Reproduce the lines of the material exactly, excluding every image.

::::::::::

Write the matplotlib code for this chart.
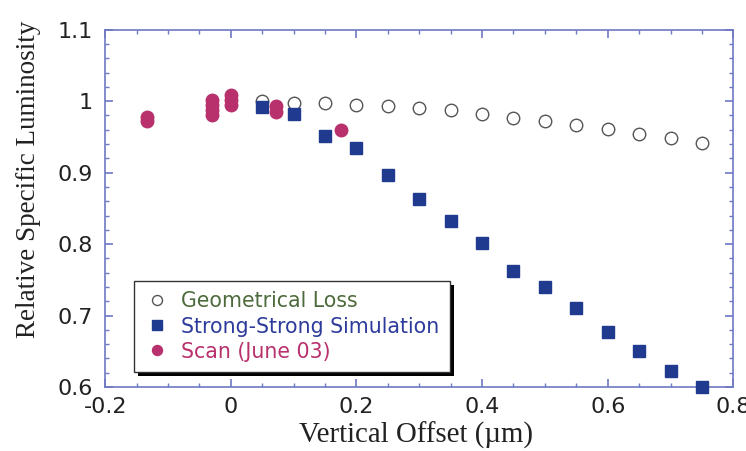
import matplotlib
matplotlib.use("Agg")
import matplotlib.pyplot as plt
from matplotlib.ticker import MultipleLocator
import matplotlib.patheffects as pe

# offsets (um)
offset = [0.05, 0.10, 0.15, 0.20, 0.25, 0.30, 0.35, 0.40,
          0.45, 0.50, 0.55, 0.60, 0.65, 0.70, 0.75]
geom_loss = [1.000, 0.998, 0.997, 0.995, 0.993, 0.990, 0.987, 0.982,
             0.977, 0.972, 0.967, 0.961, 0.954, 0.948, 0.941]
sim = [0.992, 0.982, 0.951, 0.934, 0.897, 0.863, 0.833, 0.801,
       0.762, 0.740, 0.710, 0.677, 0.650, 0.622, 0.600]

scan_x = [-0.133, -0.133, -0.030, -0.030, -0.030, -0.030,
          0.0, 0.0, 0.0, 0.072, 0.072, 0.176]
scan_y = [0.972, 0.978, 0.981, 0.987, 0.994, 1.001,
          0.995, 1.002, 1.008, 0.985, 0.993, 0.959]

xticks = [-0.2, 0, 0.2, 0.4, 0.6, 0.8]
xtick_labels = ["-0.2", "0", "0.2", "0.4", "0.6", "0.8"]
yticks = [0.6, 0.7, 0.8, 0.9, 1.0, 1.1]
ytick_labels = ["0.6", "0.7", "0.8", "0.9", "1", "1.1"]

spine_col = "#6f78c4"
sq_col = "#1f3a8f"
scan_col = "#b8306c"

fig = plt.figure(figsize=(7.46, 4.51), dpi=100)
ax = fig.add_axes([0.141, 0.142, 0.842, 0.792])

ax.plot(offset, geom_loss, "o", ms=9, mfc="white", mec="#555555", mew=1.0,
        label="Geometrical Loss", clip_on=False, zorder=3)
ax.plot(offset, sim, "s", ms=9, color=sq_col, mec=sq_col,
        label="Strong-Strong Simulation", clip_on=False, zorder=3)
ax.plot(scan_x, scan_y, "o", ms=9, color=scan_col, mec=scan_col,
        label="Scan (June 03)", clip_on=False, zorder=4)

ax.set_xlim(-0.2, 0.8)
ax.set_ylim(0.6, 1.1)
ax.xaxis.set_minor_locator(MultipleLocator(0.05))
ax.yaxis.set_minor_locator(MultipleLocator(0.02))
ax.set_xticks(xticks)
ax.set_xticklabels(xtick_labels)
ax.set_yticks(yticks)
ax.set_yticklabels(ytick_labels)

for s in ax.spines.values():
    s.set_color(spine_col)
    s.set_linewidth(1.2)
ax.tick_params(which="both", direction="in", top=True, right=True,
               color=spine_col, labelsize=16, labelcolor="#222222")
ax.tick_params(which="major", length=6, width=1.2, pad=7)
ax.tick_params(which="minor", length=3, width=1.0)
ax.tick_params(axis="y", which="major", pad=9)

serif = ["Liberation Serif", "DejaVu Serif"]
ax.set_xlabel("Vertical Offset (\u00b5m)", family=serif, fontsize=20.8,
              color="#222222")
ax.xaxis.set_label_coords(0.495, -0.098)
ax.set_ylabel("Relative Specific Luminosity", family=serif, fontsize=19.5,
              color="#222222")
ax.yaxis.set_label_coords(-0.102, 0.58)

leg = ax.legend(loc="lower left", bbox_to_anchor=(0.046, 0.042),
                frameon=True, fancybox=False, shadow=False, framealpha=1.0,
                prop={"family": "DejaVu Sans", "size": 14.8},
                handletextpad=0.6, handlelength=1.2, borderpad=0.5,
                labelspacing=0.25, markerscale=0.8, borderaxespad=0)
frame = leg.get_frame()
frame.set_facecolor("white")
frame.set_edgecolor("#333333")
frame.set_linewidth(1.0)
frame.set_path_effects([pe.SimplePatchShadow(offset=(3, -3), shadow_rgbFace="black", alpha=1.0),
                        pe.Normal()])
for txt, c in zip(leg.get_texts(), ["#4d6b3c", "#2d3c9c", "#b8306c"]):
    txt.set_color(c)

fig.savefig("out.png", dpi=100)
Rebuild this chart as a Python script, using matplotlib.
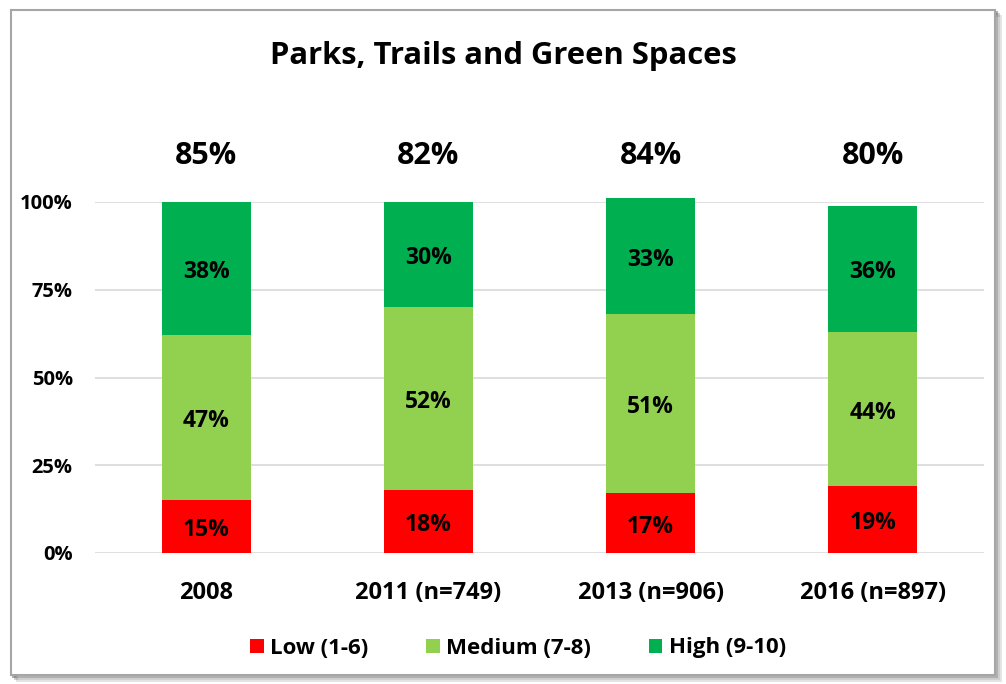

::::::::::

* [Response to this exercise]
Write the matplotlib code for this chart.
import matplotlib
matplotlib.use("Agg")
import matplotlib.pyplot as plt
from matplotlib.ticker import MultipleLocator
import matplotlib.patheffects as pe

# offsets (um)
offset = [0.05, 0.10, 0.15, 0.20, 0.25, 0.30, 0.35, 0.40,
          0.45, 0.50, 0.55, 0.60, 0.65, 0.70, 0.75]
geom_loss = [1.000, 0.998, 0.997, 0.995, 0.993, 0.990, 0.987, 0.982,
             0.977, 0.972, 0.967, 0.961, 0.954, 0.948, 0.941]
sim = [0.992, 0.982, 0.951, 0.934, 0.897, 0.863, 0.833, 0.801,
       0.762, 0.740, 0.710, 0.677, 0.650, 0.622, 0.600]

scan_x = [-0.133, -0.133, -0.030, -0.030, -0.030, -0.030,
          0.0, 0.0, 0.0, 0.072, 0.072, 0.176]
scan_y = [0.972, 0.978, 0.981, 0.987, 0.994, 1.001,
          0.995, 1.002, 1.008, 0.985, 0.993, 0.959]

xticks = [-0.2, 0, 0.2, 0.4, 0.6, 0.8]
xtick_labels = ["-0.2", "0", "0.2", "0.4", "0.6", "0.8"]
yticks = [0.6, 0.7, 0.8, 0.9, 1.0, 1.1]
ytick_labels = ["0.6", "0.7", "0.8", "0.9", "1", "1.1"]

spine_col = "#6f78c4"
sq_col = "#1f3a8f"
scan_col = "#b8306c"

fig = plt.figure(figsize=(7.46, 4.51), dpi=100)
ax = fig.add_axes([0.141, 0.142, 0.842, 0.792])

ax.plot(offset, geom_loss, "o", ms=9, mfc="white", mec="#555555", mew=1.0,
        label="Geometrical Loss", clip_on=False, zorder=3)
ax.plot(offset, sim, "s", ms=9, color=sq_col, mec=sq_col,
        label="Strong-Strong Simulation", clip_on=False, zorder=3)
ax.plot(scan_x, scan_y, "o", ms=9, color=scan_col, mec=scan_col,
        label="Scan (June 03)", clip_on=False, zorder=4)

ax.set_xlim(-0.2, 0.8)
ax.set_ylim(0.6, 1.1)
ax.xaxis.set_minor_locator(MultipleLocator(0.05))
ax.yaxis.set_minor_locator(MultipleLocator(0.02))
ax.set_xticks(xticks)
ax.set_xticklabels(xtick_labels)
ax.set_yticks(yticks)
ax.set_yticklabels(ytick_labels)

for s in ax.spines.values():
    s.set_color(spine_col)
    s.set_linewidth(1.2)
ax.tick_params(which="both", direction="in", top=True, right=True,
               color=spine_col, labelsize=16, labelcolor="#222222")
ax.tick_params(which="major", length=6, width=1.2, pad=7)
ax.tick_params(which="minor", length=3, width=1.0)
ax.tick_params(axis="y", which="major", pad=9)

serif = ["Liberation Serif", "DejaVu Serif"]
ax.set_xlabel("Vertical Offset (\u00b5m)", family=serif, fontsize=20.8,
              color="#222222")
ax.xaxis.set_label_coords(0.495, -0.098)
ax.set_ylabel("Relative Specific Luminosity", family=serif, fontsize=19.5,
              color="#222222")
ax.yaxis.set_label_coords(-0.102, 0.58)

leg = ax.legend(loc="lower left", bbox_to_anchor=(0.046, 0.042),
                frameon=True, fancybox=False, shadow=False, framealpha=1.0,
                prop={"family": "DejaVu Sans", "size": 14.8},
                handletextpad=0.6, handlelength=1.2, borderpad=0.5,
                labelspacing=0.25, markerscale=0.8, borderaxespad=0)
frame = leg.get_frame()
frame.set_facecolor("white")
frame.set_edgecolor("#333333")
frame.set_linewidth(1.0)
frame.set_path_effects([pe.SimplePatchShadow(offset=(3, -3), shadow_rgbFace="black", alpha=1.0),
                        pe.Normal()])
for txt, c in zip(leg.get_texts(), ["#4d6b3c", "#2d3c9c", "#b8306c"]):
    txt.set_color(c)

fig.savefig("out.png", dpi=100)
Rebuild this chart as a Python script, using matplotlib.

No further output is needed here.